Notas desde un manicomio no es un alegato contra el manicomio. Ya pasó el tiempo de los alegatos, de las denuncias, de la resistencia, pasiva o activa. Tiempos heroicos de la antipsiquiatría. «Los locos a la calle.» «Todos estamos locos.» Al final fue el sacrosanto método científico el que se llevó el gato al agua. Y el método científico tiene poderosos aliados. La autora no pretende concienciar a nadie sobre la situación de los locos, sobre las injusticias y malentendidos de que fueron, y todavía hoy son, víctimas. Christine Lavant se limita a describir su experiencia, una experiencia a la vez onírica, una experiencia mística, sin necesidad de recurrir a la ficción, sin necesidad de recurrir a la imaginación. «La imaginación es, desde luego, preciosa, pero la mayoría de las veces la verdad es más importante.» Y escribe. Escribe a escondidas, consciente de estar haciendo algo ilícito. Escribe sobre las mujeres internas. Escribe sobre su desesperanzada esperanza. Escribe sobre el miedo a ser descubierta. A haberse vuelto loca sin haberse dado cuenta, «poco a poco voy llegando al convencimiento de que no estoy en mis cabales». Escribe para nosotros, para sus lectores futuros, con una prosa nítida, unas imágenes fulgurantes, unas frases sencillas, rotundas, inapelables. Escribe con temor y con temblor. Pero esta vez no escribe poesías. Escribe, por ejemplo: «la pobreza es una maestra excepcional en todas las materias, ¿por qué no también en el amor?» Escribe también: «La vida no es importante, sólo lo es la plenitud.»

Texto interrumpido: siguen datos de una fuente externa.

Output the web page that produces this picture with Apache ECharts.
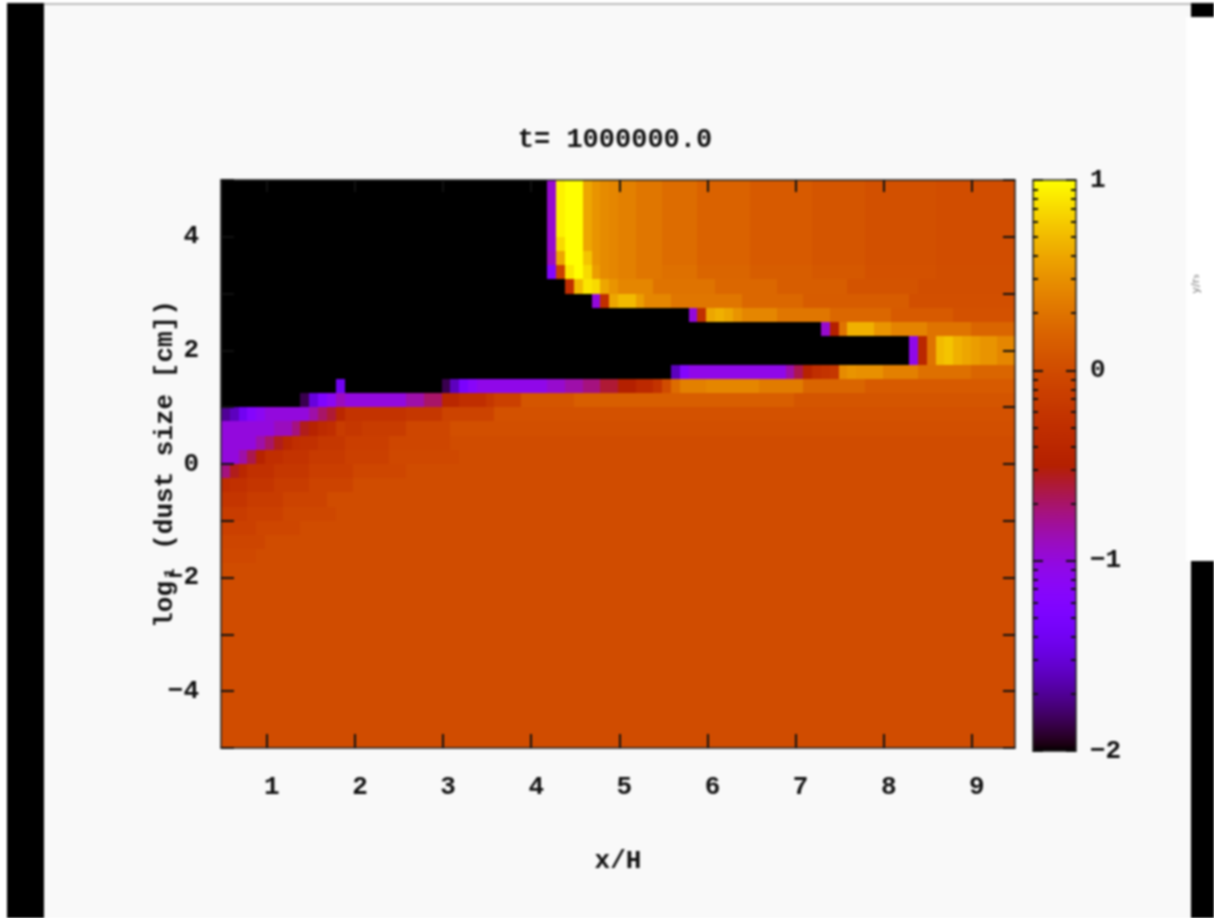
<!DOCTYPE html>
<html>
<head>
<meta charset="utf-8">
<style>
html,body{margin:0;padding:0;background:#fff;overflow:hidden}
#chart{width:1214px;height:918px;filter:blur(0.9px)}
</style>
<script src="https://cdn.jsdelivr.net/npm/echarts@6/dist/echarts.min.js"></script>
</head>
<body>
<div id="chart"></div>
<script>
// Values: log10 ratio per cell, run-length coded as [value, count], top row first.
const titleText = 't= 1000000.0';
const xName = 'x/H';
const yName = 'log₁ (dust size [cm])';
const xTicks = [1,2,3,4,5,6,7,8,9];
const yLabels = [-4,-2,0,2,4];
const cbMajor = [-2,-1,0,1];
const cbMinor = [-1.7,-1.52,-1.4,-1.3,-1.22,-1.15,-1.1,-1.05,-0.7,-0.52,-0.4,-0.3,-0.22,-0.15,-0.1,-0.05,0.3,0.48,0.6,0.7,0.78,0.85,0.9,0.95];
const row00 = [[-2,37],[-.95,1],[.95,1],[1,2],[.6,1],[.5,1],[.45,1],[.42,1],[.38,2],[.32,3],[.25,4],[.18,6],[.12,7],[.08,6],[.04,8],[.01,9]];
const row04 = [[-2,37],[-.95,1],[.85,1],[1,2],[.6,1],[.5,1],[.45,1],[.42,1],[.38,2],[.32,3],[.25,4],[.18,6],[.12,7],[.08,6],[.04,8],[.01,9]];
const row05 = [[-2,37],[-.9,1],[.6,1],[1,2],[.75,1],[.5,1],[.45,1],[.42,1],[.38,2],[.32,3],[.25,4],[.18,6],[.12,7],[.08,6],[.04,8],[.01,9]];
const row06 = [[-2,37],[-1.2,1],[-.1,1],[.9,1],[1,1],[.85,1],[.55,1],[.45,1],[.42,1],[.38,2],[.32,3],[.28,4],[.2,6],[.14,7],[.1,6],[.05,8],[.02,9]];
const row07 = [[-2,39],[-.3,1],[.7,1],[.9,1],[.85,1],[.6,1],[.5,1],[.42,4],[.3,7],[.22,7],[.14,8],[.06,8],[.02,11]];
const row08 = [[-2,42],[-1,1],[-.3,1],[.6,1],[.7,2],[.55,1],[.42,3],[.32,8],[.22,7],[.13,12],[.03,12]];
const row09 = [[-2,53],[-1,1],[-.3,1],[.6,1],[.65,1],[.6,1],[.5,1],[.42,4],[.32,6],[.22,7],[.12,7],[.05,7]];
const row10 = [[-2,68],[-.95,1],[-.5,1],[.3,1],[.65,3],[.5,2],[.4,4],[.3,5],[.2,5]];
const row11 = [[-2,78],[-1.05,1],[-.4,1],[.3,1],[.7,1],[.75,1],[.65,1],[.6,1],[.55,1],[.5,2],[.42,2]];
const row13 = [[-2,51],[-1.6,1],[-1.2,1],[-1.05,11],[-.85,1],[-.65,1],[-.45,1],[-.3,1],[-.25,1],[-.2,1],[.45,1],[.5,1],[.48,3],[.38,4],[.28,6],[.2,5]];
const row14 = [[-2,13],[-1.4,1],[-2,11],[-1.85,1],[-1.6,1],[-1.3,1],[-1.15,1],[-1.05,8],[-.95,2],[-.85,2],[-.75,2],[-.6,2],[-.5,2],[-.38,2],[-.25,1],[0,1],[.25,1],[.38,3],[.42,6],[.35,5],[.2,7],[.12,17]];
const row15 = [[-2,9],[-1.85,1],[-1.5,1],[-1.25,1],[-1.1,1],[-.9,1],[-1,7],[-.85,2],[-.7,2],[-.4,2],[-.3,3],[-.2,1],[-.1,3],[.08,6],[.15,25],[.08,25]];
const row16 = [[-1.7,1],[-1.6,1],[-1.4,1],[-1.2,1],[-1.1,1],[-1,5],[-.85,1],[-.7,1],[-.6,1],[-.4,1],[-.25,7],[-.2,4],[-.08,6],[.05,59]];
const row17 = [[-1,6],[-.9,2],[-.75,1],[-.55,1],[-.45,1],[-.35,1],[-.3,1],[-.15,1],[-.2,2],[-.15,5],[-.05,5],[.03,64]];
const row18 = [[-1,4],[-.85,1],[-.7,1],[-.55,1],[-.4,1],[-.3,1],[-.28,2],[-.2,3],[-.12,5],[-.05,7],[0,64]];
const row19 = [[-1,2],[-.85,1],[-.65,1],[-.45,1],[-.3,2],[-.25,3],[-.17,4],[-.1,5],[-.03,8],[0,63]];
const row20 = [[-.75,1],[-.55,1],[-.4,1],[-.28,3],[-.2,4],[-.12,5],[-.05,6],[0,69]];
const row21 = [[-.32,1],[-.28,2],[-.22,3],[-.15,4],[-.08,5],[0,75]];
const row22 = [[-.22,3],[-.15,4],[-.08,5],[0,78]];
const row23 = [[-.15,3],[-.1,4],[-.04,6],[0,77]];
const row24 = [[-.1,4],[-.05,5],[0,81]];
const row25 = [[-.06,5],[0,85]];
const row26 = [[-.03,4],[0,86]];
const rowFlat = [[0,90]];
const rowsTopDown = [row00,row00,row00,row00,row04,row05,row06,row07,row08,row09,row10,row11,row11,row13,row14,row15,row16,row17,row18,row19,row20,row21,row22,row23,row24,row25,row26,
  rowFlat,rowFlat,rowFlat,rowFlat,rowFlat,rowFlat,rowFlat,rowFlat,rowFlat,rowFlat,rowFlat,rowFlat,rowFlat];

const xMin = 0.48, xMax = 9.49, yMin = -5, yMax = 5;
const dx = (xMax - xMin) / 90, dy = 0.25;

const cells = [];
rowsTopDown.forEach((row, r) => {
  let c = 0;
  row.forEach(([v, n]) => {
    for (let i = 0; i < n; i++, c++) {
      cells.push([xMin + (c + 0.5) * dx, yMax - (r + 0.5) * dy, v]);
    }
  });
});

// gnuplot default palette (rgbformulae 7,5,15)
const palette = [];
for (let i = 0; i <= 96; i++) {
  const t = i / 96;
  const R = Math.round(255 * Math.sqrt(t));
  const G = Math.round(255 * t * t * t);
  const B = Math.round(255 * Math.max(0, Math.sin(2 * Math.PI * t)));
  palette.push(`rgb(${R},${G},${B})`);
}

const FONT = '"Liberation Mono"';
const INK = '#111';
const label = {fontFamily: FONT, fontWeight: 'bold', fontSize: 26, color: INK};
const minus = v => String(v).replace('-', '−');

function renderCell(params, api) {
  const x = api.value(0), y = api.value(1);
  const a = api.coord([x - dx / 2, y + dy / 2]);
  const b = api.coord([x + dx / 2, y - dy / 2]);
  const x0 = Math.round(a[0]), y0 = Math.round(a[1]);
  const x1 = Math.round(b[0]), y1 = Math.round(b[1]);
  return {
    type: 'rect',
    shape: {x: x0, y: y0, width: x1 - x0, height: y1 - y0},
    style: {fill: api.visual('color')}
  };
}

const blank = {axisLabel: {show: false}, axisTick: {show: false}, splitLine: {show: false}};
const line = {show: true, onZero: false, lineStyle: {color: '#222', width: 1.5}};
const noLine = {show: false, onZero: false};
const tickStyle = {color: '#111', width: 2};

const chart = echarts.init(document.getElementById('chart'), null, {renderer: 'canvas'});
chart.setOption({
  animation: false,
  backgroundColor: '#ffffff',
  title: {
    text: titleText, left: 610, top: 122, textAlign: 'center',
    textStyle: {...label, fontSize: 27}
  },
  graphic: [
    {type: 'rect', z: -5, shape: {x: 7, y: 3, width: 1184, height: 915}, style: {fill: '#f9f9f9'}},
    {type: 'rect', z: -4, shape: {x: 44, y: 3, width: 1147, height: 2}, style: {fill: '#bcbcbc'}},
    {type: 'rect', z: -4, shape: {x: 7, y: 3, width: 37, height: 915}, style: {fill: '#000'}},
    {type: 'rect', z: -4, shape: {x: 1191, y: 3, width: 23, height: 14}, style: {fill: '#000'}},
    {type: 'rect', z: -4, shape: {x: 1191, y: 561, width: 23, height: 357}, style: {fill: '#000'}},
    {type: 'rect', z: -4, shape: {x: 1186, y: 17, width: 28, height: 544}, style: {fill: '#fff'}},
    {type: 'text', z: -3, x: 1196, y: 284, rotation: Math.PI / 2, style: {text: 'y/r₉', fill: '#777', font: '11px "DejaVu Sans"', align: 'center', verticalAlign: 'middle'}}
  ],
  visualMap: {
    type: 'continuous', show: true, min: -2, max: 1, dimension: 2, seriesIndex: 0,
    calculable: false, showLabel: false, text: null, padding: 0, z: 1,
    left: 1033, top: 180, itemWidth: 43, itemHeight: 571,
    inRange: {color: palette}
  },
  grid: [
    {left: 221, top: 180, width: 794, height: 568},
    {left: 1033, top: 180, width: 43, height: 571},
    {left: 1033, top: 180, width: 43, height: 571}
  ],
  xAxis: [
    {type: 'value', gridIndex: 0, min: xMin, max: xMax, position: 'bottom', z: 10,
     name: xName, nameLocation: 'middle', nameGap: 100, nameTextStyle: {...label},
     axisLine: line, splitLine: {show: false},
     axisTick: {inside: true, length: 14, customValues: xTicks, lineStyle: tickStyle},
     axisLabel: {...label, margin: 26, customValues: xTicks, padding: [0, 0, 0, 10]}},
    {type: 'value', gridIndex: 0, min: xMin, max: xMax, position: 'top', z: 10,
     axisLine: line, splitLine: {show: false}, axisLabel: {show: false},
     axisTick: {inside: true, length: 12, customValues: xTicks, lineStyle: tickStyle}},
    {type: 'value', gridIndex: 1, min: 0, max: 1, position: 'bottom', z: 10, axisLine: line, ...blank},
    {type: 'value', gridIndex: 1, min: 0, max: 1, position: 'top', z: 10, axisLine: line, ...blank},
    {type: 'value', gridIndex: 2, min: 0, max: 1, position: 'bottom', z: 10, axisLine: noLine, ...blank}
  ],
  yAxis: [
    {type: 'value', gridIndex: 0, min: yMin, max: yMax, interval: 1, position: 'left', z: 10,
     name: yName, nameLocation: 'middle', nameGap: 43, nameRotate: 90, nameMoveOverlap: false, nameTextStyle: {...label},
     axisLine: line, splitLine: {show: false},
     axisTick: {inside: true, length: 13, lineStyle: tickStyle},
     axisLabel: {...label, margin: 22, customValues: yLabels, formatter: minus}},
    {type: 'value', gridIndex: 0, min: yMin, max: yMax, interval: 1, position: 'right', z: 10,
     axisLine: line, splitLine: {show: false}, axisLabel: {show: false},
     axisTick: {inside: true, length: 12, lineStyle: tickStyle}},
    {type: 'value', gridIndex: 1, min: -2, max: 1, position: 'right', z: 10, axisLine: line, splitLine: {show: false},
     axisTick: {inside: true, length: 10, customValues: cbMajor, lineStyle: tickStyle},
     axisLabel: {...label, margin: 14, customValues: cbMajor, padding: [6, 0, 0, 0], formatter: minus}},
    {type: 'value', gridIndex: 1, min: -2, max: 1, position: 'left', z: 10, axisLine: line, splitLine: {show: false},
     axisLabel: {show: false},
     axisTick: {inside: true, length: 10, customValues: cbMajor, lineStyle: tickStyle}},
    {type: 'value', gridIndex: 2, min: -2, max: 1, position: 'right', z: 10, axisLine: noLine, splitLine: {show: false},
     axisLabel: {show: false},
     axisTick: {inside: true, length: 5, customValues: cbMinor, lineStyle: tickStyle}},
    {type: 'value', gridIndex: 2, min: -2, max: 1, position: 'left', z: 10, axisLine: noLine, splitLine: {show: false},
     axisLabel: {show: false},
     axisTick: {inside: true, length: 5, customValues: cbMinor, lineStyle: tickStyle}}
  ],
  series: [{
    type: 'custom', xAxisIndex: 0, yAxisIndex: 0, coordinateSystem: 'cartesian2d',
    renderItem: renderCell, data: cells, encode: {x: 0, y: 1}, silent: true, progressive: 0, clip: true
  }]
});
</script>
</body>
</html>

En cierto modo el médico tenía razón. «Todos tienen algo de razón cuando se refieren a un amor desdichado, pues, ¿qué amor es más desgraciado que ese que nunca se requirió y nunca se probó?» Nunca olvidamos lo que no fue y pudo ser, como no olvidamos al que no fuimos y pudimos ser. La memoria nos acusa, y hay libros que nos duelen. Pero no por eso podemos dejar de leerlos. Es inútil esconderse. Eso sí, conviene no leerlos de un tirón. Mejor a sorbos, mejor a pequeños sorbos, como una medicina que cura a pequeñas dosis pero es letal si te la tomas toda de golpe. Libros en los que leemos frases tan difíciles de asumir como esta: «En realidad somos capaces de todo menos de reunir un grano de auténtico amor.» O como esta otra: «No amamos, bailamos como mariposas alrededor de la luz artificial.» Es inútil esconderse.